THE PROBLEM
Write out the material exactly, leaving every picture behind.
------------------------------
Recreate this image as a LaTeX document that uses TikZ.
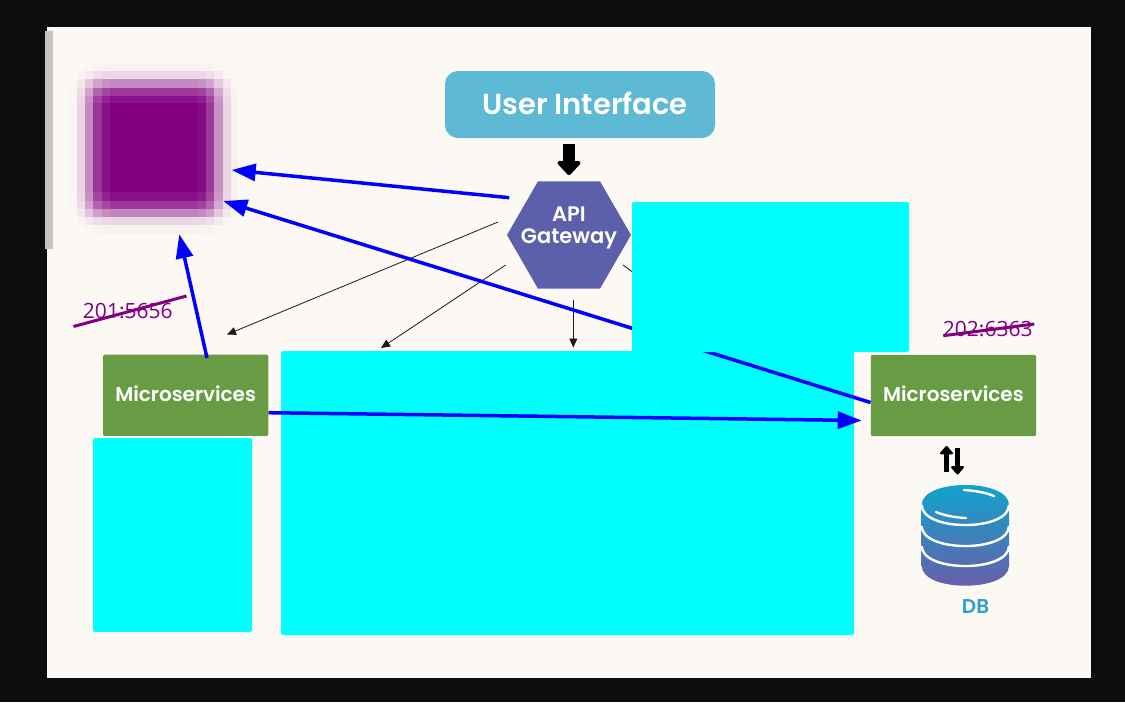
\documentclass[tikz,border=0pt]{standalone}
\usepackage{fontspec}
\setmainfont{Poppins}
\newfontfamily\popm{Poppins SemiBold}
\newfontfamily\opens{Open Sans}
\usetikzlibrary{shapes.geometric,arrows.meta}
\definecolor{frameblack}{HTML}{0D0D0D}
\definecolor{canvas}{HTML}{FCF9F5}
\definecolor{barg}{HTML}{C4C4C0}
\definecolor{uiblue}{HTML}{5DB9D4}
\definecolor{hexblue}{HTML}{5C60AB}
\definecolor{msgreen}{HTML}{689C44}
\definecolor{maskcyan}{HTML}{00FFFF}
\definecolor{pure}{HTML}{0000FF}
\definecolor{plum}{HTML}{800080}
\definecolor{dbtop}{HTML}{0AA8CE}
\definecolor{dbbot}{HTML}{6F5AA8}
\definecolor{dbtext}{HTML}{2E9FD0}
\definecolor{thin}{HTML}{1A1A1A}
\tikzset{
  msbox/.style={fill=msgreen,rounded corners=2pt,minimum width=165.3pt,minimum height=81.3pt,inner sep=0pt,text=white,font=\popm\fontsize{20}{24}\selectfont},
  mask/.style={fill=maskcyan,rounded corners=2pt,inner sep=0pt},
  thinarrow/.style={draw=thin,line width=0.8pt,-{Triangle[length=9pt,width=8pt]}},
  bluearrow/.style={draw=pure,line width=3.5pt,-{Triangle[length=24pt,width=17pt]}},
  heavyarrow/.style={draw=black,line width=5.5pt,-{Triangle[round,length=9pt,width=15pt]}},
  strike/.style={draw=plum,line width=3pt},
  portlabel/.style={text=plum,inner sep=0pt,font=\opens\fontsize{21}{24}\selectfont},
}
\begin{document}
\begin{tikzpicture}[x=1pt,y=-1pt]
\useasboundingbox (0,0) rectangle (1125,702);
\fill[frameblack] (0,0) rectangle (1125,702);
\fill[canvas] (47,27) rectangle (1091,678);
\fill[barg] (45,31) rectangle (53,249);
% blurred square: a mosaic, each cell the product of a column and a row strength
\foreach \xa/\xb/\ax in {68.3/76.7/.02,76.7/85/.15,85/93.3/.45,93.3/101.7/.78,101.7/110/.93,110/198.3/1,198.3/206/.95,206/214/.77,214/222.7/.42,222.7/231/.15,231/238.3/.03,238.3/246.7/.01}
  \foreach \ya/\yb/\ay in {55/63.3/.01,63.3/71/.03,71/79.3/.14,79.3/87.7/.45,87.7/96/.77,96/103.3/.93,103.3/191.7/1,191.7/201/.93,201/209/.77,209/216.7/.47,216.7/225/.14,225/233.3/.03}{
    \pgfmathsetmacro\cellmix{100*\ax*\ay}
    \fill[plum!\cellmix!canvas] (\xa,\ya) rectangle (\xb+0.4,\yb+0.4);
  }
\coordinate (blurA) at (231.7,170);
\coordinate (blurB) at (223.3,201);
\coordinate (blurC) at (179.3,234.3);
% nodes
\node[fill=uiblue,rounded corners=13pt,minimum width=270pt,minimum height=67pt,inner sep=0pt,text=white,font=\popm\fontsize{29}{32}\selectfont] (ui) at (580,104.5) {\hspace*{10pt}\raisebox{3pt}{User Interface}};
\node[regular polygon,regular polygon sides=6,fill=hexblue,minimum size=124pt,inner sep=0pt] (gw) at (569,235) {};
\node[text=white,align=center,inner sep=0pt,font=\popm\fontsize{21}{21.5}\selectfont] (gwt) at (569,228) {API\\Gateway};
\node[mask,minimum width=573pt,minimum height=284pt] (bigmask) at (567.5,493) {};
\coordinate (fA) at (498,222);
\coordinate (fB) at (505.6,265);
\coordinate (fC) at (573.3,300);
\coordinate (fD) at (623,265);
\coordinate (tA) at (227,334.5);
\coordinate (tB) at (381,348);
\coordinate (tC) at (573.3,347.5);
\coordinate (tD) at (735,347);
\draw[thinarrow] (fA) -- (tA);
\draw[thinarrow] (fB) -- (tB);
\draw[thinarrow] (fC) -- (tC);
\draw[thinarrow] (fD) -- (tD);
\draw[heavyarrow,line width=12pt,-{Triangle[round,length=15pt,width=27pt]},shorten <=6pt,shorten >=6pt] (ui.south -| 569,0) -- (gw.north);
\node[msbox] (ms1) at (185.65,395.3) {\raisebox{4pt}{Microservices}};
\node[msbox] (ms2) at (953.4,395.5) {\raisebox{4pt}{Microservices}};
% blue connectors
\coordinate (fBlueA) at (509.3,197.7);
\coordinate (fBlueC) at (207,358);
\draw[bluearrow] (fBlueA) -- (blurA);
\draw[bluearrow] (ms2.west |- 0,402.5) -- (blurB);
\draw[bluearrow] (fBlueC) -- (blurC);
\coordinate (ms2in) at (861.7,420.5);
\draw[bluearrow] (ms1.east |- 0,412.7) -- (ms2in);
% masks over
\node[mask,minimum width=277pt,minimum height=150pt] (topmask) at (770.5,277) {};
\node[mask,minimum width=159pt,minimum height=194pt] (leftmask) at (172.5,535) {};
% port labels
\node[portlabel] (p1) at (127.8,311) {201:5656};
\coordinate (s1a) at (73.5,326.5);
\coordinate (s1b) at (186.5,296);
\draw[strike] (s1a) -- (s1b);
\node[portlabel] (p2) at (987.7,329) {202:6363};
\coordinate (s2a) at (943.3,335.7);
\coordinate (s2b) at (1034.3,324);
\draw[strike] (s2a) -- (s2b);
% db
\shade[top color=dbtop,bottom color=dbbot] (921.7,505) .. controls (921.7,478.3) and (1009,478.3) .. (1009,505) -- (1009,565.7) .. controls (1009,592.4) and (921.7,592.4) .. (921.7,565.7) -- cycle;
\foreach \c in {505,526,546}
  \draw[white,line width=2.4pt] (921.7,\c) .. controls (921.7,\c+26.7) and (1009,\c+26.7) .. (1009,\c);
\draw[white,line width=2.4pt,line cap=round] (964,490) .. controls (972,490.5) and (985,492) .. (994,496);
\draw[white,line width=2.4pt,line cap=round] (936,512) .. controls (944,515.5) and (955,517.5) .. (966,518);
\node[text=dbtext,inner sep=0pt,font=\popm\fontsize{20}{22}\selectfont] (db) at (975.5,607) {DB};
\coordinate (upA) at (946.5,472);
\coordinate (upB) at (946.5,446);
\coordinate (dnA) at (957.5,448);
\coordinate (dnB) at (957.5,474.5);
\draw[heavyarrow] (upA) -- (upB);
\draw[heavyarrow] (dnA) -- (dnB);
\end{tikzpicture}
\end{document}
------------------------------
THE REPLY
Recreate this image as a LaTeX document that uses TikZ.
\documentclass[tikz,border=0pt]{standalone}
\usepackage{fontspec}
\setmainfont{Poppins}
\newfontfamily\popm{Poppins SemiBold}
\newfontfamily\opens{Open Sans}
\usetikzlibrary{shapes.geometric,arrows.meta}
\definecolor{frameblack}{HTML}{0D0D0D}
\definecolor{canvas}{HTML}{FCF9F5}
\definecolor{barg}{HTML}{C4C4C0}
\definecolor{uiblue}{HTML}{5DB9D4}
\definecolor{hexblue}{HTML}{5C60AB}
\definecolor{msgreen}{HTML}{689C44}
\definecolor{maskcyan}{HTML}{00FFFF}
\definecolor{pure}{HTML}{0000FF}
\definecolor{plum}{HTML}{800080}
\definecolor{dbtop}{HTML}{0AA8CE}
\definecolor{dbbot}{HTML}{6F5AA8}
\definecolor{dbtext}{HTML}{2E9FD0}
\definecolor{thin}{HTML}{1A1A1A}
\tikzset{
  msbox/.style={fill=msgreen,rounded corners=2pt,minimum width=165.3pt,minimum height=81.3pt,inner sep=0pt,text=white,font=\popm\fontsize{20}{24}\selectfont},
  mask/.style={fill=maskcyan,rounded corners=2pt,inner sep=0pt},
  thinarrow/.style={draw=thin,line width=0.8pt,-{Triangle[length=9pt,width=8pt]}},
  bluearrow/.style={draw=pure,line width=3.5pt,-{Triangle[length=24pt,width=17pt]}},
  heavyarrow/.style={draw=black,line width=5.5pt,-{Triangle[round,length=9pt,width=15pt]}},
  strike/.style={draw=plum,line width=3pt},
  portlabel/.style={text=plum,inner sep=0pt,font=\opens\fontsize{21}{24}\selectfont},
}
\begin{document}
\begin{tikzpicture}[x=1pt,y=-1pt]
\useasboundingbox (0,0) rectangle (1125,702);
\fill[frameblack] (0,0) rectangle (1125,702);
\fill[canvas] (47,27) rectangle (1091,678);
\fill[barg] (45,31) rectangle (53,249);
% blurred square: a mosaic, each cell the product of a column and a row strength
\foreach \xa/\xb/\ax in {68.3/76.7/.02,76.7/85/.15,85/93.3/.45,93.3/101.7/.78,101.7/110/.93,110/198.3/1,198.3/206/.95,206/214/.77,214/222.7/.42,222.7/231/.15,231/238.3/.03,238.3/246.7/.01}
  \foreach \ya/\yb/\ay in {55/63.3/.01,63.3/71/.03,71/79.3/.14,79.3/87.7/.45,87.7/96/.77,96/103.3/.93,103.3/191.7/1,191.7/201/.93,201/209/.77,209/216.7/.47,216.7/225/.14,225/233.3/.03}{
    \pgfmathsetmacro\cellmix{100*\ax*\ay}
    \fill[plum!\cellmix!canvas] (\xa,\ya) rectangle (\xb+0.4,\yb+0.4);
  }
\coordinate (blurA) at (231.7,170);
\coordinate (blurB) at (223.3,201);
\coordinate (blurC) at (179.3,234.3);
% nodes
\node[fill=uiblue,rounded corners=13pt,minimum width=270pt,minimum height=67pt,inner sep=0pt,text=white,font=\popm\fontsize{29}{32}\selectfont] (ui) at (580,104.5) {\hspace*{10pt}\raisebox{3pt}{User Interface}};
\node[regular polygon,regular polygon sides=6,fill=hexblue,minimum size=124pt,inner sep=0pt] (gw) at (569,235) {};
\node[text=white,align=center,inner sep=0pt,font=\popm\fontsize{21}{21.5}\selectfont] (gwt) at (569,228) {API\\Gateway};
\node[mask,minimum width=573pt,minimum height=284pt] (bigmask) at (567.5,493) {};
\coordinate (fA) at (498,222);
\coordinate (fB) at (505.6,265);
\coordinate (fC) at (573.3,300);
\coordinate (fD) at (623,265);
\coordinate (tA) at (227,334.5);
\coordinate (tB) at (381,348);
\coordinate (tC) at (573.3,347.5);
\coordinate (tD) at (735,347);
\draw[thinarrow] (fA) -- (tA);
\draw[thinarrow] (fB) -- (tB);
\draw[thinarrow] (fC) -- (tC);
\draw[thinarrow] (fD) -- (tD);
\draw[heavyarrow,line width=12pt,-{Triangle[round,length=15pt,width=27pt]},shorten <=6pt,shorten >=6pt] (ui.south -| 569,0) -- (gw.north);
\node[msbox] (ms1) at (185.65,395.3) {\raisebox{4pt}{Microservices}};
\node[msbox] (ms2) at (953.4,395.5) {\raisebox{4pt}{Microservices}};
% blue connectors
\coordinate (fBlueA) at (509.3,197.7);
\coordinate (fBlueC) at (207,358);
\draw[bluearrow] (fBlueA) -- (blurA);
\draw[bluearrow] (ms2.west |- 0,402.5) -- (blurB);
\draw[bluearrow] (fBlueC) -- (blurC);
\coordinate (ms2in) at (861.7,420.5);
\draw[bluearrow] (ms1.east |- 0,412.7) -- (ms2in);
% masks over
\node[mask,minimum width=277pt,minimum height=150pt] (topmask) at (770.5,277) {};
\node[mask,minimum width=159pt,minimum height=194pt] (leftmask) at (172.5,535) {};
% port labels
\node[portlabel] (p1) at (127.8,311) {201:5656};
\coordinate (s1a) at (73.5,326.5);
\coordinate (s1b) at (186.5,296);
\draw[strike] (s1a) -- (s1b);
\node[portlabel] (p2) at (987.7,329) {202:6363};
\coordinate (s2a) at (943.3,335.7);
\coordinate (s2b) at (1034.3,324);
\draw[strike] (s2a) -- (s2b);
% db
\shade[top color=dbtop,bottom color=dbbot] (921.7,505) .. controls (921.7,478.3) and (1009,478.3) .. (1009,505) -- (1009,565.7) .. controls (1009,592.4) and (921.7,592.4) .. (921.7,565.7) -- cycle;
\foreach \c in {505,526,546}
  \draw[white,line width=2.4pt] (921.7,\c) .. controls (921.7,\c+26.7) and (1009,\c+26.7) .. (1009,\c);
\draw[white,line width=2.4pt,line cap=round] (964,490) .. controls (972,490.5) and (985,492) .. (994,496);
\draw[white,line width=2.4pt,line cap=round] (936,512) .. controls (944,515.5) and (955,517.5) .. (966,518);
\node[text=dbtext,inner sep=0pt,font=\popm\fontsize{20}{22}\selectfont] (db) at (975.5,607) {DB};
\coordinate (upA) at (946.5,472);
\coordinate (upB) at (946.5,446);
\coordinate (dnA) at (957.5,448);
\coordinate (dnB) at (957.5,474.5);
\draw[heavyarrow] (upA) -- (upB);
\draw[heavyarrow] (dnA) -- (dnB);
\end{tikzpicture}
\end{document}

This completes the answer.